In 2012 Google Developers published their beta version of a curated collection of tools that can be placed inside popular web server environments to optimize the delivery of web content. In most cases the individual underlying tools are not actually developed by Google, but rather, represent part of a collection of third party utilities that Google believes would improve the delivery of your content. Broadly speaking, these utilities intercept and manipulate your html, css, js and media content so as to minimize size and reduce the overall number of http requests that are required to render each page. In the case of Apache web server Google provides this collection in the form of Mod_Pagespeed, an Apache module that you can freely download and install using yum.

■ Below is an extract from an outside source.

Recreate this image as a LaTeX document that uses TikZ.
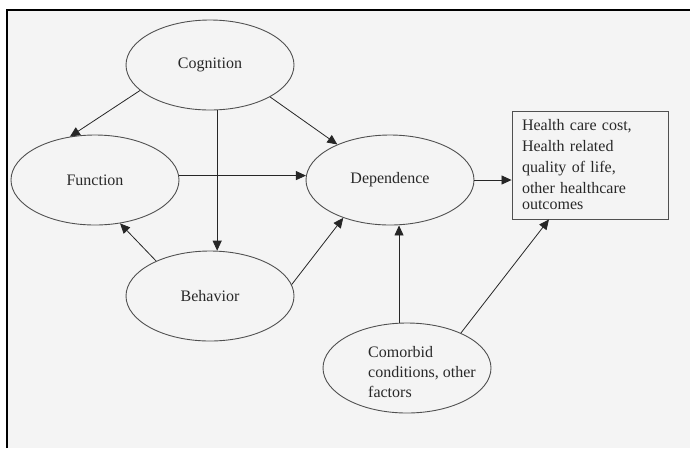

Installation takes as little as a couple of minutes, providing instant tangible performance improvements.
It behooves you to seriously consider installing Mod_Pagespeed for a few reasons. First, to make decisions on what utilities to include in Mod_Pagespeed Google has followed a methodical discovery process involving unvarnished feedback from hundreds of thousands of web sites. This provides a high level of assurance that each utility really provides improvement to the end use experience in every possible use case. Second, Google has at least indirectly taken into consideration its own page ranking factors, thus, including Mod_Pagespeed in your architecture helps to ensure that you’re at least competing on a level playing field in terms of SEO. Lastly, Mod_Pagespeed is virtually guaranteed to identify a noticeable set of content delivery improvements in every case, so if you’re not currently using it then your sites visitors’ experience is not as optimal as it could be.
Getting The Most from Mod_Pagespeed
The single most important success factor to leveraging Mod_Pagespeed is having a clear understanding of what it is doing to your content, and why. If you currently use a WordPress performance plugin like W3 Total Cache then you’ll definitely want to review your settings to ensure that anything that can be done by Mod_Pagespeed is not being done repetitively by your plugin.
Additionally, the Mod_Pagespeed Apache module includes a set of admin and analytics pages that you can and should periodically review to keep a clear understanding of the extent to which Mod_Pagespeed is manipulating your content, and why. Often, the best way to manage contents is inconsistent with the best way to deliver it. This is especially true with image data, and Mod_Pagespeed provides an excellent suite of tools for optimizing, reformatting and resizing images based on real-time information that it gleans from http request headers.